The "as represented" is important, because the two films could hardly have been more different in their approach to the raw material - one sceptical and on the lookout for trouble, the other completely under the spell of the school's passionate and dedicated headmaster. Both films were textbook examples of how documentaries can write their own version of reality by choosing where to look and what to show.

Penny Woolcock's film was, among other things, an essay on authority. Gordonstoun was founded by a refugee from Nazi Germany, to offer its pupils "the moral equivalent to the war" - in other words, dawn runs, mountaineering and an ethic of community service. Recently, a new headmaster has been appointed with a less bracing attitude to the spiritual virtues of goose-bumps and physical pain. Corporal punishment has been ended, and the traditional icy plunge off the school yacht is now voluntary, to the evident dismay of the sailing master, who stood on deck in his bathing togs muttering sadly about decisions made "by people sitting in chairs".

He was a comic gem, but the headmaster didn't fare much better, his coiling anxiety not to come down hard satirically contrasted with the cheerful misdemeanours of the pupils. "What I am particularly keen is not to get any sort of guarantee out of you," he said to a girl who had repeatedly been caught smoking, and this was actually his version of getting tough. Woolcock encouraged your sense of his absurdity, contrasting bare-faced denials of incidents you had witnessed yourself, with his trusting acceptance of the lie. But then she made you think again. His refusal to expel the fifth former who had attacked a younger boy, leaving his face badly swollen, seemed to tip liberalism into evasion. A few weeks on, though, and the bully seemed to have reformed, even to have been accepted back by his peers. An education in compassion and forgiveness may not please the cold-shower brigade (just as it didn't please the students who tried to overturn the merciful sentence), but it isn't to be lightly dismissed. Anyone with pounds 4,000 to spare might still hesitate though - the children clearly have a ball, but academic advancement barely figured in this account of privileged delinquency.

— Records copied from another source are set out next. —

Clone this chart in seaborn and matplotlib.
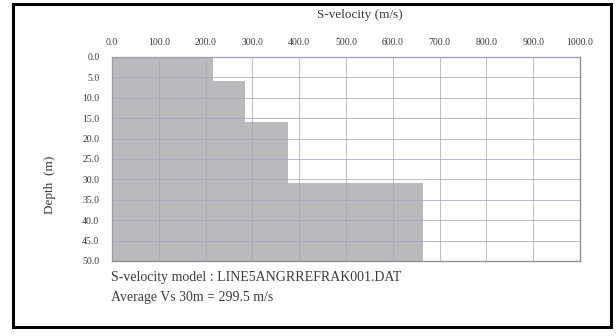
import numpy as np
import pandas as pd
import matplotlib
matplotlib.use("Agg")
import matplotlib.pyplot as plt
from matplotlib.patches import Rectangle
import seaborn as sns

# ---- data ----
layer_top = [0.0, 6.0, 16.0, 31.0]
layer_bottom = [6.0, 16.0, 31.0, 50.0]
velocity = [216.0, 285.0, 377.0, 664.0]
x_ticks = [0, 100, 200, 300, 400, 500, 600, 700, 800, 900, 1000]
y_ticks = [0, 5, 10, 15, 20, 25, 30, 35, 40, 45, 50]
title = "S-velocity (m/s)"
ylabel = "Depth  (m)"
model_text = "S-velocity model : LINE5ANGRREFRAK001.DAT"
avg_text = "Average Vs 30m = 299.5 m/s"

sns.set_style("white")
plt.rcParams['font.family'] = ['Liberation Serif', 'DejaVu Serif']

df = pd.DataFrame({
    "mid": [(t + b) / 2 for t, b in zip(layer_top, layer_bottom)],
    "vs": velocity,
})
edges = layer_top + [layer_bottom[-1]]

fig = plt.figure(figsize=(6.16, 3.36), dpi=100)
ax = fig.add_axes([112/616, 1 - 261/336, (580 - 112)/616, (261 - 57)/336])

sns.histplot(data=df, y="mid", weights="vs", bins=edges, ax=ax,
             color="#bababe", alpha=1.0, linewidth=0, edgecolor="none")

ax.set_xlim(0, 1000)
ax.set_ylim(50, 0)
ax.set_xticks(x_ticks)
ax.set_yticks(y_ticks)
ax.set_xticklabels([f"{v:.1f}" for v in x_ticks], fontsize=7, color="#3a3a3a")
ax.set_yticklabels([f"{v:.1f}" for v in y_ticks], fontsize=7, color="#3a3a3a")
ax.xaxis.tick_top()
ax.tick_params(axis="both", length=0)
ax.tick_params(axis="x", pad=7)
ax.tick_params(axis="y", pad=9)
ax.set_xlabel("")
ax.set_ylabel("")
ax.grid(True, color="#a4a4c0", linewidth=0.7, alpha=0.75)
ax.set_axisbelow(False)
for s in ax.spines.values():
    s.set_color("#8a8a8a")
    s.set_linewidth(0.9)

fig.text(360/616, 1 - 15/336, title, ha="center", va="center", fontsize=9.5, color="#3a3a3a")
fig.text(50/616, 1 - 185/336, ylabel, ha="center", va="center", rotation=90,
         fontsize=9.5, color="#3a3a3a")
fig.text(111/616, 1 - 277/336, model_text, ha="left", va="center", fontsize=10, color="#3a3a3a")
fig.text(111/616, 1 - 298/336, avg_text, ha="left", va="center", fontsize=10, color="#3a3a3a")

fig.patches.append(Rectangle((13/616, 1 - 327/336), 598/616, 323/336,
                             transform=fig.transFigure, fill=False,
                             edgecolor="black", linewidth=2.2))

fig.savefig("out.png", dpi=100)
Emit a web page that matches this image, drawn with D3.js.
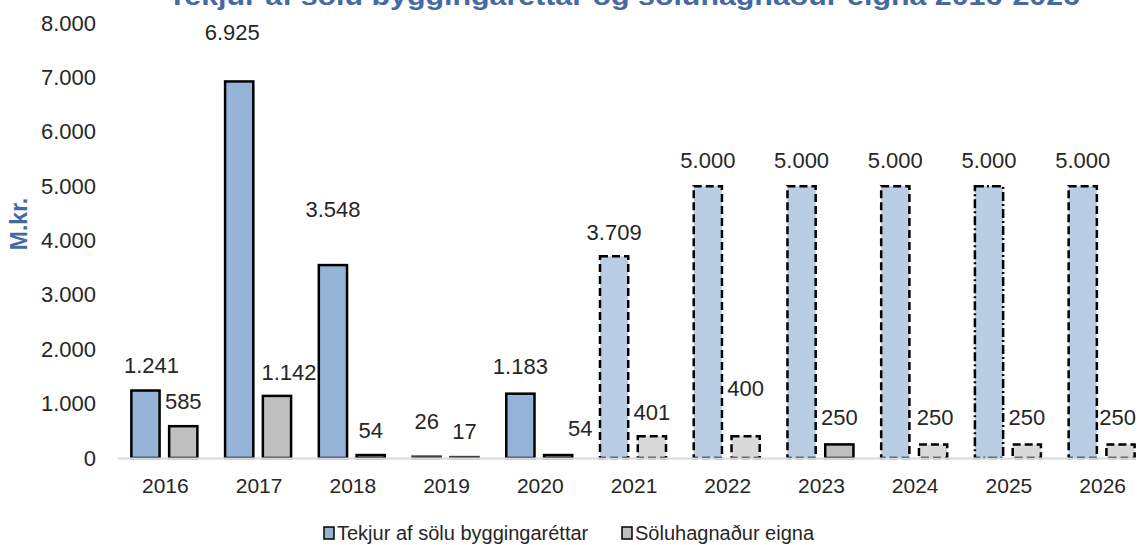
<!DOCTYPE html>
<html>
<head>
<meta charset="utf-8">
<script src="https://cdn.jsdelivr.net/npm/d3@7"></script>
<style>
  body { margin: 0; background: #fff; }
  svg { display: block; font-family: "Liberation Sans", Arial, sans-serif; }
</style>
</head>
<body>
<div id="chart"></div>
<script>
// data
var years = [2016, 2017, 2018, 2019, 2020, 2021, 2022, 2023, 2024, 2025, 2026];
var tekjur = [1241, 6925, 3548, 26, 1183, 3709, 5000, 5000, 5000, 5000, 5000];
var soluhagn = [585, 1142, 54, 17, 54, 401, 400, 250, 250, 250, 250];
var yTicks = [0, 1000, 2000, 3000, 4000, 5000, 6000, 7000, 8000];
var seriesNames = ['Tekjur af sölu byggingaréttar', 'Söluhagnaður eigna'];
var firstForecast = 2021;

// label nudges (px) relative to the top centre of each bar
var tekjurLabelDx = [6, -7, 0, 0, 0, 0, 0, 0, 0, 0, 0];
var tekjurLabelDy = [-25, -49, -56, -35, -27, -24, -26, -26, -26, -26, -26];
var soluLabelDx = [0, 12, 0, 0, 22, 0, 0, 0, 2, 0, -3];
var soluLabelDy = [-25, -24, -25, -26, -27, -24, -48, -27, -27, -27, -27];

var W = 1139, H = 545;
var svg = d3.select('#chart').append('svg')
  .attr('width', W)
  .attr('height', H);

var x0 = d3.scaleBand()
  .domain(years)
  .range([118.5, 1149.5]);

var x1 = d3.scaleBand()
  .domain([0, 1])
  .range([-34, 34])
  .paddingInner(0.2);

var y = d3.scaleLinear()
  .domain([0, 8000])
  .range([458, 23]);

var fmt = function(v) { return d3.format(',')(v).replace(/,/g, '.'); };

// title (mostly cut off above the frame)
svg.append('text')
  .attr('x', 624)
  .attr('y', 5)
  .attr('text-anchor', 'middle')
  .attr('font-size', 26)
  .attr('font-weight', 'bold')
  .attr('fill', '#4469a3')
  .attr('textLength', 912)
  .attr('lengthAdjust', 'spacingAndGlyphs')
  .text('Tekjur af sölu byggingaréttar og söluhagnaður eigna 2016-2026');

// y axis
var yAxis = d3.axisLeft(y)
  .tickValues(yTicks)
  .tickSize(0)
  .tickPadding(0)
  .tickFormat(fmt);

var gy = svg.append('g')
  .attr('transform', 'translate(96,0)')
  .call(yAxis);
gy.select('.domain').remove();
gy.selectAll('text')
  .attr('font-size', 22)
  .attr('font-family', '"Liberation Sans", Arial, sans-serif')
  .attr('fill', '#262626');

svg.append('text')
  .attr('transform', 'translate(27,224) rotate(-90)')
  .attr('text-anchor', 'middle')
  .attr('font-size', 23)
  .attr('font-weight', 'bold')
  .attr('fill', '#4469a3')
  .text('M.kr.');

// bar styling
function barStyle(s, yr) {
  var fc = yr >= firstForecast;
  if (s === 0) {
    return {
      fill: fc ? '#b9cde5' : '#95b3d7',
      dash: !fc ? null : (yr === 2025 ? '9,3,2,3' : '8,4')
    };
  }
  var solid = !fc || yr === 2023;
  return {
    fill: solid ? '#bfbfbf' : '#d9d9d9',
    dash: solid ? null : '8,4'
  };
}

var rows = years.map(function(yr, i) {
  return [
    { s: 0, yr: yr, v: tekjur[i], dx: tekjurLabelDx[i], dy: tekjurLabelDy[i] },
    { s: 1, yr: yr, v: soluhagn[i], dx: soluLabelDx[i], dy: soluLabelDy[i] }
  ];
});

var groups = svg.append('g').selectAll('g')
  .data(rows)
  .join('g')
  .attr('transform', function(d, i) {
    return 'translate(' + (x0(years[i]) + x0.bandwidth() / 2) + ',0)';
  });

groups.selectAll('rect')
  .data(function(d) { return d; })
  .join('rect')
  .attr('x', function(d) { return x1(d.s); })
  .attr('width', x1.bandwidth() - 2)
  .attr('y', function(d) { return y(d.v); })
  .attr('height', function(d) { return y(0) - y(d.v); })
  .attr('fill', function(d) { return barStyle(d.s, d.yr).fill; })
  .attr('stroke', function(d) { return (d.yr === 2019) ? '#404040' : '#000'; })
  .attr('stroke-width', 2.5)
  .attr('stroke-dasharray', function(d) { return barStyle(d.s, d.yr).dash; });

groups.selectAll('text')
  .data(function(d) { return d; })
  .join('text')
  .attr('x', function(d) { return x1(d.s) + (x1.bandwidth() - 2) / 2 + d.dx; })
  .attr('y', function(d) { return y(d.v) + d.dy; })
  .attr('dy', '0.35em')
  .attr('text-anchor', 'middle')
  .attr('font-size', 22)
  .attr('fill', '#262626')
  .text(function(d) { return fmt(d.v); });

// x axis
var xAxis = d3.axisBottom(x0).tickSize(0).tickPadding(20);
var gx = svg.append('g')
  .attr('transform', 'translate(0,' + y(0) + ')')
  .call(xAxis);
gx.select('.domain')
  .attr('d', 'M118,0.5H1136')
  .attr('stroke', '#d9d9d9')
  .attr('stroke-width', 2);
gx.selectAll('text')
  .attr('font-size', 21)
  .attr('font-family', '"Liberation Sans", Arial, sans-serif')
  .attr('fill', '#262626');

// legend
var legX = [324, 622];
var leg = svg.append('g').selectAll('g')
  .data(seriesNames)
  .join('g')
  .attr('transform', function(d, i) { return 'translate(' + legX[i] + ',533)'; });
leg.append('rect')
  .attr('x', 0).attr('y', -6)
  .attr('width', 10).attr('height', 12)
  .attr('fill', function(d, i) { return i === 0 ? '#95b3d7' : '#bfbfbf'; })
  .attr('stroke', '#000')
  .attr('stroke-width', 1.5);
leg.append('text')
  .attr('x', 13)
  .attr('dy', '0.35em')
  .attr('font-size', 20)
  .attr('fill', '#262626')
  .text(function(d) { return d; });
</script>
</body>
</html>
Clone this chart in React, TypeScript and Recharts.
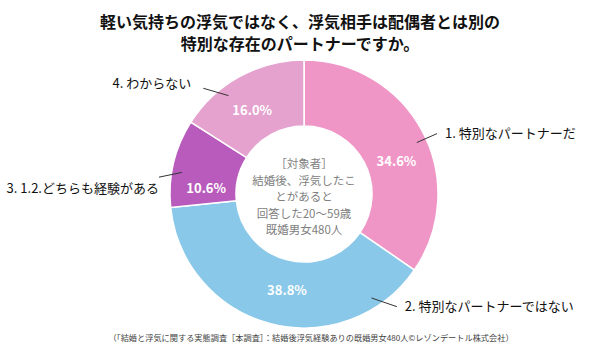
import { Cell, Pie, PieChart } from 'recharts';

const categories = [
  '1. 特別なパートナーだ',
  '2. 特別なパートナーではない',
  '3. 1.2.どちらも経験がある',
  '4. わからない',
];
const shares = [34.6, 38.8, 10.6, 16.0];
const colors = ['#EF96C7', '#89C8E8', '#B85BBC', '#E5A2CF'];

const titleLines = [
  '軽い気持ちの浮気ではなく、浮気相手は配偶者とは別の',
  '特別な存在のパートナーですか。',
];
const centerLines = [
  '［対象者］',
  '結婚後、浮気したこ',
  'とがあると',
  '回答した20～59歳',
  '既婚男女480人',
];
const footnote =
  '（「結婚と浮気に関する実態調査［本調査］：結婚後浮気経験ありの既婚男女480人©レゾンデートル株式会社）';

const data = categories.map((name, i) => ({ name, value: shares[i] }));

// label placement tweaks (degrees off the slice's mid angle, pixel offsets)
const pctShift = [-8.4, 4.4, 9.8, 3.1];
const lineStart = [-3.2, 47.4, 3.3, 8.7];
const lineEnd = [-3.3, 53.9, 6.7, 14.8];
const textOffset = [
  { dx: 8, dy: 0, anchor: 'start' },
  { dx: 8, dy: 0, anchor: 'start' },
  { dx: 0, dy: 11, anchor: 'end' },
  { dx: -12, dy: -5, anchor: 'end' },
];

const FONT = '"Noto Sans CJK JP", "Noto Sans", sans-serif';
const RAD = Math.PI / 180;

function polar(cx: number, cy: number, r: number, deg: number) {
  return { x: cx + r * Math.cos(deg * RAD), y: cy - r * Math.sin(deg * RAD) };
}

function SliceLabel(props: any) {
  const { cx, cy, midAngle, innerRadius, outerRadius, index } = props;
  const p = polar(cx, cy, (innerRadius + outerRadius) / 2 - 3, midAngle + pctShift[index]);
  const a = polar(cx, cy, outerRadius - 10, midAngle + lineStart[index]);
  const b = polar(cx, cy, outerRadius + 12, midAngle + lineEnd[index]);
  const t = textOffset[index];
  return (
    <g>
      <text
        x={p.x}
        y={p.y}
        dy="0.355em"
        textAnchor="middle"
        fill="#fff"
        fontSize={13}
        fontWeight="bold"
        fontFamily={FONT}
      >
        {`${shares[index].toFixed(1)}%`}
      </text>
      <line x1={a.x} y1={a.y} x2={b.x} y2={b.y} stroke="#333" strokeWidth={1} />
      <text
        x={b.x + t.dx}
        y={b.y + t.dy}
        dy="0.355em"
        textAnchor={t.anchor as any}
        fill="#111"
        fontSize={13}
        fontFamily={FONT}
      >
        {categories[index]}
      </text>
    </g>
  );
}

export default function App() {
  return (
    <div style={{ position: 'absolute', left: 0, top: 0, width: 600, height: 351, background: '#fff' }}>
      <PieChart
        width={600}
        height={351}
        margin={{ top: 0, right: 0, bottom: 0, left: 0 }}
        style={{ position: 'absolute', left: 0, top: 0 }}
      >
        <Pie
          data={data}
          dataKey="value"
          cx={304}
          cy={194}
          innerRadius={68}
          outerRadius={134}
          startAngle={90}
          endAngle={-270}
          stroke="#fff"
          strokeWidth={1.5}
          label={SliceLabel}
          labelLine={false}
          isAnimationActive={false}
        >
          {data.map((entry, i) => (
            <Cell key={`cell-${entry.name}`} fill={colors[i]} />
          ))}
        </Pie>
      </PieChart>
      <svg
        width={600}
        height={351}
        style={{ position: 'absolute', left: 0, top: 0, pointerEvents: 'none' }}
      >
        {titleLines.map((line, i) => (
          <text
            key={line}
            x={300}
            y={22 + i * 22}
            dy="0.355em"
            textAnchor="middle"
            fontSize={16}
            fontWeight="bold"
            fill="#111"
            fontFamily={FONT}
          >
            {line}
          </text>
        ))}
        {centerLines.map((line, i) => (
          <text
            key={line}
            x={304}
            y={164 + i * 16.6}
            dy="0.355em"
            textAnchor="middle"
            fontSize={11.5}
            fill="#808080"
            fontFamily={FONT}
          >
            {line}
          </text>
        ))}
        <text
          x={311}
          y={338}
          dy="0.355em"
          textAnchor="middle"
          fontSize={8.2}
          fill="#444"
          fontFamily={FONT}
        >
          {footnote}
        </text>
      </svg>
    </div>
  );
}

Richard Denton still has another five programmes in which to add a little shade to his glowing account of Francis Combe school, so he can hardly be convicted of wilful falsification yet. In any case, his genuinely touching account of the struggle to maintain standards had its heart in the right place - a determination to show that ordinary schools can still be a home for the best instincts. There are sour truths too - Francis Combe used to encourage all its pupils to stay on for A-levels, but increasing competition for pupils means that it may have to actively discourage academic stragglers in order to improve its percentage of passes. A case of denying education to all, to save it for a few.